Ao discutir o regime de nulidades das deliberações da assembleia nas sociedades por ações, a Quarta Turma do Superior Tribunal de Justiça (STJ) estabeleceu que a legislação específica, Lei 6.404/1976, a chamada Lei das S.A., aplica-se prioritariamente às relações intrassocietárias, entre os acionistas ou entre a própria sociedade, remanescendo a disciplina geral do Código Civil para as situações em que os efeitos das deliberações da assembleia alcancem a esfera jurídica de terceiros.
No caso em julgamento, às vésperas da assembleia geral de aprovação de contas, um sócio administrador transferiu a totalidade de sua participação acionária para uma sociedade empresária da qual detinha, juntamente com a esposa, a totalidade do capital social, e que votou de maneira determinante para a aprovação das contas, configurando vício do voto.
O relator, ministro Antônio Carlos Ferreira, explicou que há uma aparente incompatibilidade entre o artigo 286 da Lei das S.A. e a disciplina das nulidades dos negócios jurídicos em geral, prevista no Código Civil. Em relação à Lei das S.A., o julgador esclareceu que a sanção é, em regra, a anulabilidade, que permite convalidação do ato. Já no regime do direito civil, a sanção prevista depende da gradação do vício previsto em lei.
Na sua avaliação, uma primeira solução para esse conflito é o critério da especialidade, segundo o qual prevalece a norma especial (Lei das S.A.) sobre a norma geral (Código Civil). Contudo, o relator destacou que há divergências na doutrina sobre a forma de aplicar cada um desses regimes.
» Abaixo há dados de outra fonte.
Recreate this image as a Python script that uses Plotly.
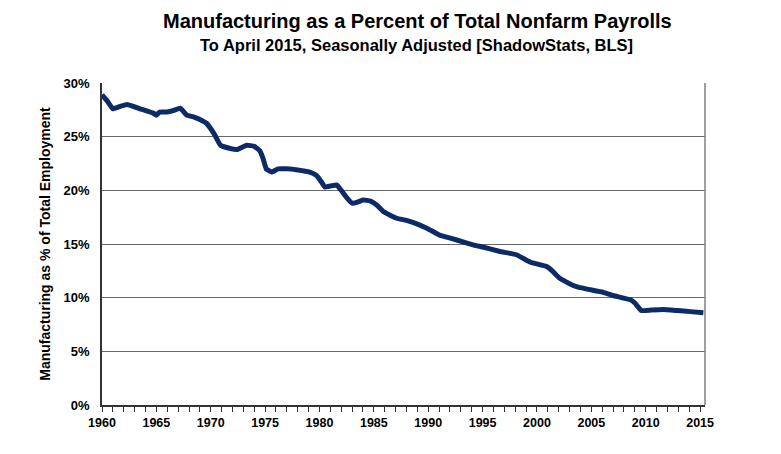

Para o ministro, diante desse regime especial de invalidade das deliberações da assembleia, o uso das normas gerais do direito civil deve ocorrer com prudência, “sendo possível desde que haja omissão e seja substancialmente compatível com a disciplina especial, partindo-se, em princípio, da previsão de sanção de anulabilidade aos vícios e considerando-se como referência fundamental o interesse violado”.